He was born to family of successful merchants, who supported his interest in art. His first lessons were in the studios of Giuseppe Mancinelli. Later, he worked with Domenico Morelli, for whom he was a prominent pupil.

His first exhibitions came in the 1860s; notably a depiction of Galileo appearing before the Holy Office, which was shown at the Society for the Promotion of Fine Arts in 1865. His rendering of Eleonora Pimentel Fonseca being led to the gallows was shown at the Royal Palace in 1868. Several more major works were displayed at the Society during the 1870s, including Sortilege (1874) and Maga (Sorceress, 1877). That same year, he exhibited The proscriptions of Sulla and Agrippina spies on the Senate, at the Galleria dell'Accademia.

In the 1880s, he began exhibiting outside of Naples. Notable examples include Santa Lucia in Naples at the Industrial Exhibition in Turin (1880), and The Death of Socrates, at the new Palazzo delle Esposizioni in Rome (1883). Several of his paintings were purchased by Goupil & Cie of Paris.

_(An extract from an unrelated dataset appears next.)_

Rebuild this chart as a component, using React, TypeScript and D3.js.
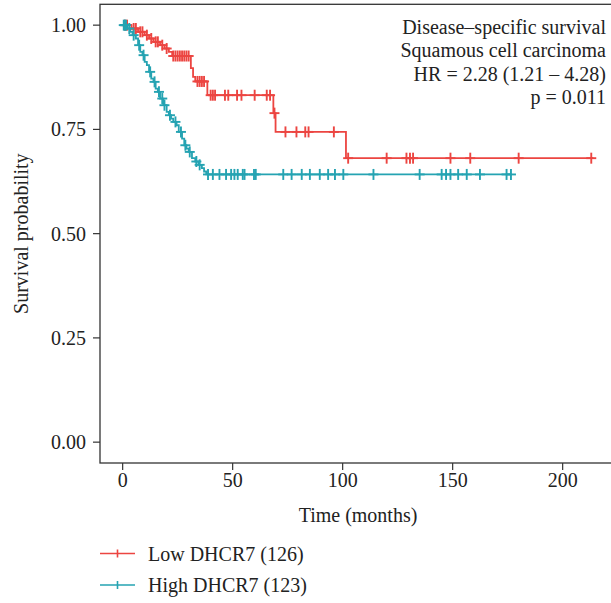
import React from 'react';
import * as d3 from 'd3';

// ---- data ----
const xTicks = [0, 50, 100, 150, 200];
const yTicks = [0, 0.25, 0.5, 0.75, 1];
const yTickLabels = ['0.00', '0.25', '0.50', '0.75', '1.00'];

// Low DHCR7: step times and survival after each step
const lowTimes = [0, 4, 7, 10, 12, 14, 17, 19, 21, 22.5, 31, 32, 33, 38.5, 68.5, 69.5, 101.5];
const lowSurv = [1.0, 0.992, 0.984, 0.976, 0.968, 0.96, 0.952, 0.944, 0.936, 0.926, 0.897, 0.876, 0.865, 0.832, 0.789, 0.744, 0.681];
const lowEnd = 214;
const lowCensor = [1, 2, 5, 6, 8, 9, 11, 13, 15, 16, 18, 20, 23, 24, 25, 26, 27, 28, 29, 30, 34, 35, 36, 37, 40, 41, 42, 46.5, 48, 52, 54, 60, 65.5, 67, 69, 74, 79, 83, 84.5, 96, 102.5, 120, 129, 130.6, 132, 149, 158, 180, 213];

// High DHCR7
const highTimes = [0, 2, 3.5, 4.5, 6, 7, 8, 9, 10, 11, 12, 13, 14, 15, 16, 17, 18.5, 20, 21, 22, 23, 24.5, 25.5, 27, 28, 29, 30, 31.5, 33, 34.5, 36, 37, 38];
const highSurv = [1.0, 0.992, 0.984, 0.976, 0.968, 0.952, 0.936, 0.928, 0.912, 0.904, 0.888, 0.872, 0.864, 0.848, 0.84, 0.824, 0.808, 0.792, 0.784, 0.776, 0.768, 0.76, 0.744, 0.728, 0.712, 0.704, 0.696, 0.681, 0.673, 0.665, 0.657, 0.649, 0.642];
const highEnd = 176.5;
const highCensor = [0.5, 1, 1.5, 3, 5, 7.5, 9.5, 12.5, 14.5, 16.5, 18, 19, 21.5, 24, 26.5, 28.5, 30.5, 33.5, 35, 38.8, 41, 44, 47, 49.3, 50.8, 52.3, 54.6, 55.4, 59.7, 60.5, 73, 76.8, 81.4, 85.1, 89.6, 93.4, 96.5, 100.3, 114, 135, 145, 147, 149, 152.5, 156.4, 162.4, 174.5, 176.5];

const annotation = ['Disease\u2013specific survival', 'Squamous cell carcinoma', 'HR = 2.28 (1.21 \u2013 4.28)', 'p = 0.011'];
const legendLabels = ['Low DHCR7 (126)', 'High DHCR7 (123)'];
const seriesColors = ['#EC4541', '#25A3B2'];
const xTitle = 'Time (months)';
const yTitle = 'Survival probability';

const W = 611;
const H = 603;
const FONT = '"Liberation Serif", "Times New Roman", serif';
const TXT = '#222';
const FS = 20;

const x = d3.scaleLinear().domain([-10.3, 225]).range([100, 100 + 235.3 * 2.2]);
const y = d3.scaleLinear().domain([-0.05, 1.05]).range([463, 4.3]);

function survAt(times: number[], surv: number[], t: number) {
  let s = surv[0];
  for (let i = 0; i < times.length; i++) if (times[i] <= t) s = surv[i];
  return s;
}

const stepLine = d3
  .line<[number, number]>()
  .x((d) => x(d[0]))
  .y((d) => y(d[1]))
  .curve(d3.curveStepAfter);

function Curve({ times, surv, end, censor, color }: any) {
  const pts: [number, number][] = times.map((t: number, i: number) => [t, surv[i]]);
  pts.push([end, surv[surv.length - 1]]);
  return (
    <g>
      <path d={stepLine(pts) || ''} fill="none" stroke={color} strokeWidth={1.8} />
      {censor.map((t: number, i: number) => {
        const cx = x(t);
        const cy = y(survAt(times, surv, t));
        return (
          <g key={i} stroke={color} strokeWidth={1.9}>
            <line x1={cx - 5} x2={cx + 5} y1={cy} y2={cy} />
            <line x1={cx} x2={cx} y1={cy - 5.5} y2={cy + 5.5} />
          </g>
        );
      })}
    </g>
  );
}

export default function App() {
  const [x0, x1] = x.range();
  const [yb, yt] = y.range();
  return (
    <svg width={W} height={H} style={{ position: 'absolute', left: 0, top: 0, background: '#fff' }} fontFamily={FONT}>
      <rect x={0} y={0} width={W} height={H} fill="#fff" />
      <Curve times={lowTimes} surv={lowSurv} end={lowEnd} censor={lowCensor} color={seriesColors[0]} />
      <Curve times={highTimes} surv={highSurv} end={highEnd} censor={highCensor} color={seriesColors[1]} />
      <rect x={x0} y={yt} width={x1 - x0} height={yb - yt} fill="none" stroke="#333" strokeWidth={1.3} />
      {yTicks.map((v, i) => (
        <g key={i}>
          <line x1={x0 - 7} x2={x0} y1={y(v)} y2={y(v)} stroke="#333" strokeWidth={1.2} />
          <text x={x0 - 14} y={y(v)} dy="0.35em" textAnchor="end" fontSize={FS} fill={TXT}>
            {yTickLabels[i]}
          </text>
        </g>
      ))}
      {xTicks.map((v, i) => (
        <g key={i}>
          <line x1={x(v)} x2={x(v)} y1={yb} y2={yb + 7} stroke="#333" strokeWidth={1.2} />
          <text x={x(v)} y={487} textAnchor="middle" fontSize={FS} fill={TXT}>
            {v}
          </text>
        </g>
      ))}
      <text x={358} y={522} textAnchor="middle" fontSize={FS} fill={TXT}>
        {xTitle}
      </text>
      <text transform={`translate(28,${(yt + yb) / 2}) rotate(-90)`} textAnchor="middle" fontSize={FS} fill={TXT}>
        {yTitle}
      </text>
      {annotation.map((t, i) => (
        <text key={i} x={606} y={34 + i * 23.4} textAnchor="end" fontSize={FS} fill={TXT}>
          {t}
        </text>
      ))}
      {legendLabels.map((t, i) => {
        const ly = 553.5 + i * 31.5;
        return (
          <g key={i}>
            <line x1={100} x2={135} y1={ly} y2={ly} stroke={seriesColors[i]} strokeWidth={1.6} />
            <line x1={117.5} x2={117.5} y1={ly - 4} y2={ly + 4} stroke={seriesColors[i]} strokeWidth={1.6} />
            <text x={148} y={ly} dy="0.35em" fontSize={FS} fill={TXT}>
              {t}
            </text>
          </g>
        );
      })}
    </svg>
  );
}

Upon his older brother's death, he gave up painting to manage the family's business interests. His lack of commercial expertise led to a series of poor investments, leaving him penniless and in debt. He attempted to restart his painting career, but was rebuffed when he applied for a teaching position at the Academy of Fine Arts. Even his application for a part-time night school position was deemed insufficient. For several years, he operated a small workshop that was frequented by young artists, but that was interrupted by World War I. He died indigent and largely forgotten.